The removal of position statements from the guidance, either category, is helpful. Particularly as the IIA has a habit of getting unhelpful (read wrong) answers in these (see my recent post Whistleblowing; Another thing internal audit cannot do? about the UK IIA’s view of whistleblowing activities). The proposition is that these are aimed outside of the profession at its stakeholders. Why? What if a CAE makes a complex judgement to adopt x or y position and this reasoned professional decision is contrary to the position statement? I think all guidance should be aimed at the profession, as the profession has the right skills to adopt, amend or discount the position as shown.

As for the clarity over which guidance is mandatory or not, I welcome the retraction of mandatory to apply to the IPPF, definition and ethics only. Internal audit is not a right and wrong profession and the fewer rules are set down the better. It is also consistent with a principles based approach adopted (now we have principles!).

So overall, the profession guidance and framework I think is much clearer following this paper, and I welcome the principles, as it firmly establishes a principles based approach. I recently disagreed with Professor Andrew Chambers over the rules versus principles issue (see Internal Audit: Where are we now?) and I think the IIA here has been supportive of my principles-based approach.

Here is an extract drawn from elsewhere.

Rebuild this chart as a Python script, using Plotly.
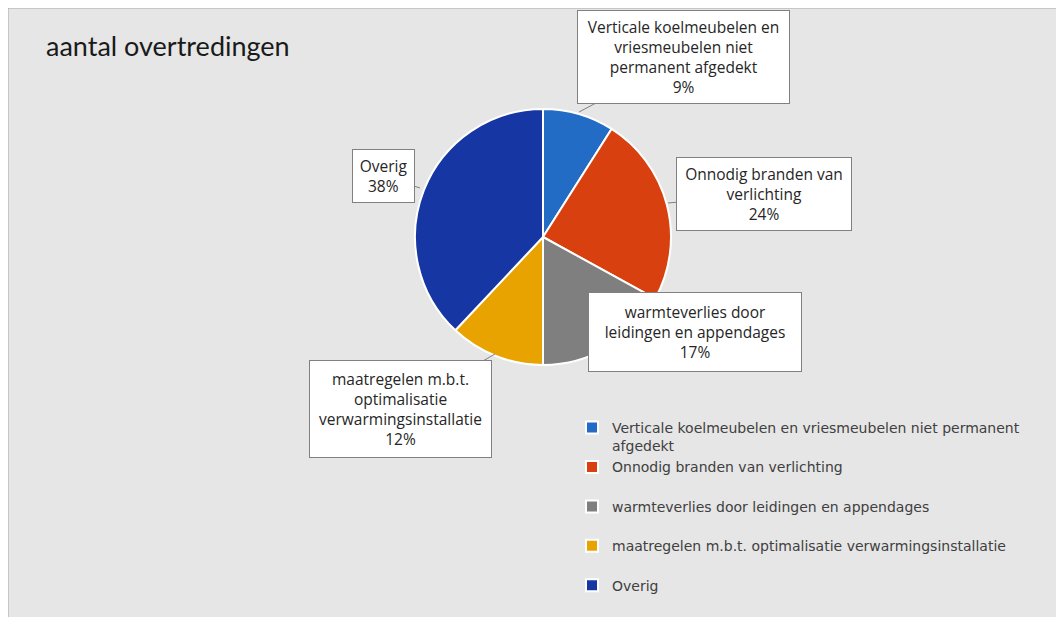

So how would I encapsulate these changes – well not much change really. A mission that is common sense; a tidied up framework for guidance; both underpinned by clearly articulated principles. Has this changed my audit world? No, not really, but at least the profession is resisting ‘pseudo scientification’ and adopting a principles based approach to life. We occupy a wide ranging, complex, and ever changing position in most organisations and I think these approaches should allow space for the profession to evolve.